WRITTEN PROBLEM
Retype nothing but the lines from the start of the material up to and including the line with "830, 417, 186, 34, 1]". Pictures don't belong in the copy.

COLLECTED DATA
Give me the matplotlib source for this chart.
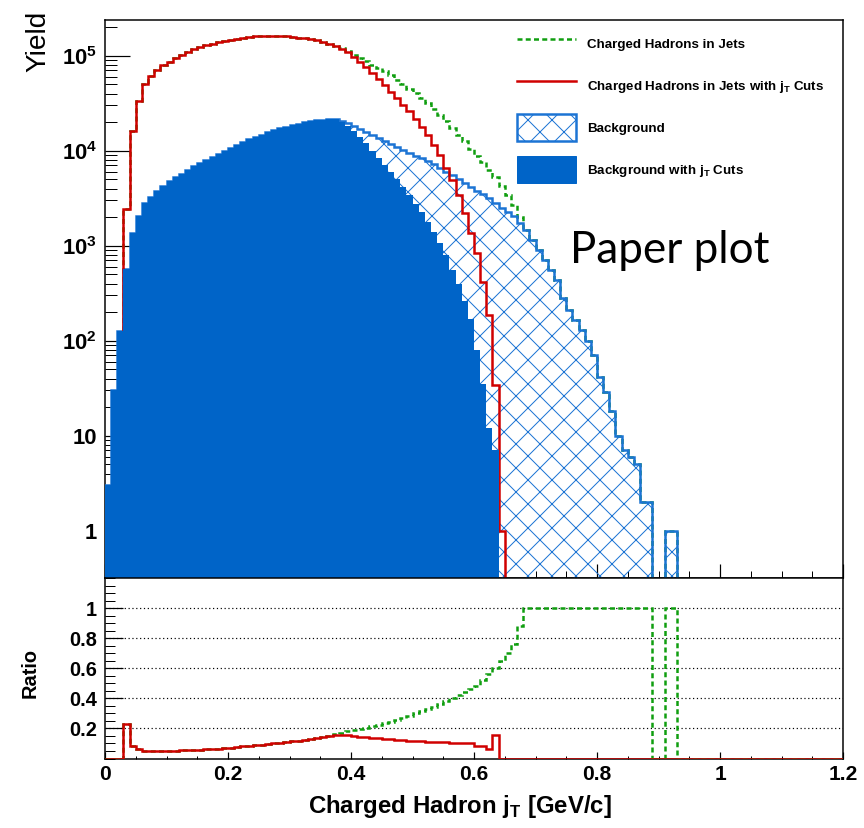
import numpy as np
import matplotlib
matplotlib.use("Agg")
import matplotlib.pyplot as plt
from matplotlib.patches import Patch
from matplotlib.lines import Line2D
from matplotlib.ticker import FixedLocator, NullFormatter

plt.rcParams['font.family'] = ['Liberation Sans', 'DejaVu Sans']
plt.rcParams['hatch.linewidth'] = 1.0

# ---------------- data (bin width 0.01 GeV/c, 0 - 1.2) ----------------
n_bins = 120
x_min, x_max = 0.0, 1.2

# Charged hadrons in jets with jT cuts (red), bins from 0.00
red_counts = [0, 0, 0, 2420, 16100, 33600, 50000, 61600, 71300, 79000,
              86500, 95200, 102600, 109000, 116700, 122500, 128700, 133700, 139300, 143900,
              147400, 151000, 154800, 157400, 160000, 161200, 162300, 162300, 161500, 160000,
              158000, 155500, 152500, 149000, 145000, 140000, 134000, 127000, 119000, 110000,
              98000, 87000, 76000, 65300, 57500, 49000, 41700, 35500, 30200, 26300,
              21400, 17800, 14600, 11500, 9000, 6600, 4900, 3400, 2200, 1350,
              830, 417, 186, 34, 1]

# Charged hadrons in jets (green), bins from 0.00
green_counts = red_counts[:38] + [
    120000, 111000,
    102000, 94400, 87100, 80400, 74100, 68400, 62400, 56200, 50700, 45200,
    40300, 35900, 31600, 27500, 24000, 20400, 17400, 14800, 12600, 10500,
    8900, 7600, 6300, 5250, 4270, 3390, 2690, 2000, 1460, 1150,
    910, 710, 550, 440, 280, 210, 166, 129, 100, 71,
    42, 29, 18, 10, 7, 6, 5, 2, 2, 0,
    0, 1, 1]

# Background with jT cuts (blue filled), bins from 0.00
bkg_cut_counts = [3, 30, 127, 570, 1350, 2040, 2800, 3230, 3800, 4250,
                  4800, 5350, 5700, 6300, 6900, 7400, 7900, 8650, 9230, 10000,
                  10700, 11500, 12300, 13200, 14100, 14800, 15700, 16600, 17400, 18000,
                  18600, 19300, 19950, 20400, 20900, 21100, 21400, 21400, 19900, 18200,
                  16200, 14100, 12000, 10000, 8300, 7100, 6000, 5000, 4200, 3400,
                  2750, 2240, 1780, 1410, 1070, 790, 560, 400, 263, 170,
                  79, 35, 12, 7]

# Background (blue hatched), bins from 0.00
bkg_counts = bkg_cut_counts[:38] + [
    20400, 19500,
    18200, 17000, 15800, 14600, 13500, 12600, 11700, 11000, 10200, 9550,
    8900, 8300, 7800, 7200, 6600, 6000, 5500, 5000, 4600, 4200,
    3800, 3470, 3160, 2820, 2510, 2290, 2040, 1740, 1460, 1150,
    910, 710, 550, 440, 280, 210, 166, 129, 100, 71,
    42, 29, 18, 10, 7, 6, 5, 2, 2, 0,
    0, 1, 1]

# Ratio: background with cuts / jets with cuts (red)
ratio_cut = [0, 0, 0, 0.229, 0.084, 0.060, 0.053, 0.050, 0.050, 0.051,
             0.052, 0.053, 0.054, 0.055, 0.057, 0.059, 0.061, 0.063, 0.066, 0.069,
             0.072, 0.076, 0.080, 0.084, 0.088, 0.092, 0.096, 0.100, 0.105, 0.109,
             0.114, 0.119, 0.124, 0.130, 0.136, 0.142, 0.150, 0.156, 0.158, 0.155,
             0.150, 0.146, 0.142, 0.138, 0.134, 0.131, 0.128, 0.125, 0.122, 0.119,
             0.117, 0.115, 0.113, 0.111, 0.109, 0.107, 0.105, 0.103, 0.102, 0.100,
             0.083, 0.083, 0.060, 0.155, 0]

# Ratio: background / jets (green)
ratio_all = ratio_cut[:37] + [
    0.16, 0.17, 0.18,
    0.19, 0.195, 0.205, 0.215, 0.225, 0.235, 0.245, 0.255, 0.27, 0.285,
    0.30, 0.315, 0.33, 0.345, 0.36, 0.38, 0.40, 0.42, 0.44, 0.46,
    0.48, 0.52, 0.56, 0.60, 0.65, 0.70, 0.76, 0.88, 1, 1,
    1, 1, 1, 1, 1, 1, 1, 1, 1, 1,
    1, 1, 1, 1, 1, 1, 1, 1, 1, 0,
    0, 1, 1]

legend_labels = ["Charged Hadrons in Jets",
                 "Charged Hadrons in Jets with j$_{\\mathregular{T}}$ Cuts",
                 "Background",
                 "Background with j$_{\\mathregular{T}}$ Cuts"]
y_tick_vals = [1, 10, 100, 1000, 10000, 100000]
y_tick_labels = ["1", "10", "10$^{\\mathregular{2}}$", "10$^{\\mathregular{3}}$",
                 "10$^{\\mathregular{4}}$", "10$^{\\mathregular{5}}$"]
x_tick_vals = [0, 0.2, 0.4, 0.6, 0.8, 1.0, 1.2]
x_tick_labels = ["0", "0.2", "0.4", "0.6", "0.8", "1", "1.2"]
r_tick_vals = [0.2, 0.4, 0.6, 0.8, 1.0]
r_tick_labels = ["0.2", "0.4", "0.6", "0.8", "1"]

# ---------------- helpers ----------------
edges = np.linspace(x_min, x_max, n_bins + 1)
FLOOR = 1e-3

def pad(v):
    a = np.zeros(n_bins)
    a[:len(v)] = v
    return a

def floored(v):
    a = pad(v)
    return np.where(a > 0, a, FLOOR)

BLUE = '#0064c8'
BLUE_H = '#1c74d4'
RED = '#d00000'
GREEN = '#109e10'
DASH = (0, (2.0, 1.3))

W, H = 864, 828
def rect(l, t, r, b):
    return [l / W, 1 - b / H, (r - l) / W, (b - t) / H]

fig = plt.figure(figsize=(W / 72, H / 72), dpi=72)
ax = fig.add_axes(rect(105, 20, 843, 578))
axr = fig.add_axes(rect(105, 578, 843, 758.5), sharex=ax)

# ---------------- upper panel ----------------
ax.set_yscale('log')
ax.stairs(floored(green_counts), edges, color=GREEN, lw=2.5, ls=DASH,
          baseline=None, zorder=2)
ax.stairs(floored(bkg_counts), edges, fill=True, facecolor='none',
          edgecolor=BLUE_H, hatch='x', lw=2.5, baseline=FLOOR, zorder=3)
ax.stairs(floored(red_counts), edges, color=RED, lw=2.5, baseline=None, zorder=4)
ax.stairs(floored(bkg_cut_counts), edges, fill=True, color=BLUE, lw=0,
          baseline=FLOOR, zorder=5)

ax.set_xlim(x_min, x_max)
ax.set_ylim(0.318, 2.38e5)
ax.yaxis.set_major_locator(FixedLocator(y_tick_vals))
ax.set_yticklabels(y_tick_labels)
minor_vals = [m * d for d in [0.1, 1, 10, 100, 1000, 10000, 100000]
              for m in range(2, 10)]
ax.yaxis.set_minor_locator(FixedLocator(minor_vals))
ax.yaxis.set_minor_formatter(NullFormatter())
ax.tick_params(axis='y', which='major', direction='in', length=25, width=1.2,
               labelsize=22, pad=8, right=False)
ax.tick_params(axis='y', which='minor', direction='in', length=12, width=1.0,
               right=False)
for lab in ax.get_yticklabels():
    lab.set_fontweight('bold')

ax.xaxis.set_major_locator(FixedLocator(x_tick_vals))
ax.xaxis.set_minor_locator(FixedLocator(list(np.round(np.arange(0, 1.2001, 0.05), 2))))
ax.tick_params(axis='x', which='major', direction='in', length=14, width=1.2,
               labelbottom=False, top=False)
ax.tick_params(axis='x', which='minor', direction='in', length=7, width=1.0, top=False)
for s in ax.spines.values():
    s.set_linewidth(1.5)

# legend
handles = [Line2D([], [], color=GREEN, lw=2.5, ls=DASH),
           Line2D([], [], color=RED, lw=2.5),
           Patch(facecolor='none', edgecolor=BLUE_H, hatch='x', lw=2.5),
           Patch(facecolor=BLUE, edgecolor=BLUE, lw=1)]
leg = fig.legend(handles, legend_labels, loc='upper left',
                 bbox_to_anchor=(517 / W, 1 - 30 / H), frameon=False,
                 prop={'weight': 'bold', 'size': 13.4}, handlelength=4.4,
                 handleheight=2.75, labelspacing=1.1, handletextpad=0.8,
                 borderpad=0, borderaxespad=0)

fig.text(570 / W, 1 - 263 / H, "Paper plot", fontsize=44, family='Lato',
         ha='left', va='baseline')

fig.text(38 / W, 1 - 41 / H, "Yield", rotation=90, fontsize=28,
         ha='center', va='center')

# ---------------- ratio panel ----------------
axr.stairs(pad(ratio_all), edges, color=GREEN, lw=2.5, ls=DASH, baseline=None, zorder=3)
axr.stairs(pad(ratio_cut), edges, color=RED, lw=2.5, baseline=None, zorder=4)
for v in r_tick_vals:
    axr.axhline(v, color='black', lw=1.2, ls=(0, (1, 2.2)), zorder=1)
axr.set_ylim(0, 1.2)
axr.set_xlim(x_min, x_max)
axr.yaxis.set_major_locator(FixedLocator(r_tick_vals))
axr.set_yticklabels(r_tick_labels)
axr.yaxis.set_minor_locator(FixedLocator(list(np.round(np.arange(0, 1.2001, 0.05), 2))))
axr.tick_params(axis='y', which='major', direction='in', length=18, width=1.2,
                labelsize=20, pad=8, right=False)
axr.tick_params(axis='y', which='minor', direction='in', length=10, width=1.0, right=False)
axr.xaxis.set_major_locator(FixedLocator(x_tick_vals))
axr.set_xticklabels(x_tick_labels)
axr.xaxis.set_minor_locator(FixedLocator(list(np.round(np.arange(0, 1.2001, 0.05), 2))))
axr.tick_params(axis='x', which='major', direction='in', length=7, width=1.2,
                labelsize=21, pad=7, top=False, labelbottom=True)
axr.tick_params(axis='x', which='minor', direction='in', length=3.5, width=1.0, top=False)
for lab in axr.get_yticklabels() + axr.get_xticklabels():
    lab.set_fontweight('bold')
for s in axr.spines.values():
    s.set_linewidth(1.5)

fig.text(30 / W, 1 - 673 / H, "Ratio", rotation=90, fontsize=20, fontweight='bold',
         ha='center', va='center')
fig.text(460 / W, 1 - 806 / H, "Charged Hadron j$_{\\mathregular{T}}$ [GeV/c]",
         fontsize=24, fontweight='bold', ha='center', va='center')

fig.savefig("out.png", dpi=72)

EXERCISE OUTPUT
Give me the matplotlib source for this chart.
import numpy as np
import matplotlib
matplotlib.use("Agg")
import matplotlib.pyplot as plt
from matplotlib.patches import Patch
from matplotlib.lines import Line2D
from matplotlib.ticker import FixedLocator, NullFormatter

plt.rcParams['font.family'] = ['Liberation Sans', 'DejaVu Sans']
plt.rcParams['hatch.linewidth'] = 1.0

# ---------------- data (bin width 0.01 GeV/c, 0 - 1.2) ----------------
n_bins = 120
x_min, x_max = 0.0, 1.2

# Charged hadrons in jets with jT cuts (red), bins from 0.00
red_counts = [0, 0, 0, 2420, 16100, 33600, 50000, 61600, 71300, 79000,
              86500, 95200, 102600, 109000, 116700, 122500, 128700, 133700, 139300, 143900,
              147400, 151000, 154800, 157400, 160000, 161200, 162300, 162300, 161500, 160000,
              158000, 155500, 152500, 149000, 145000, 140000, 134000, 127000, 119000, 110000,
              98000, 87000, 76000, 65300, 57500, 49000, 41700, 35500, 30200, 26300,
              21400, 17800, 14600, 11500, 9000, 6600, 4900, 3400, 2200, 1350,
              830, 417, 186, 34, 1]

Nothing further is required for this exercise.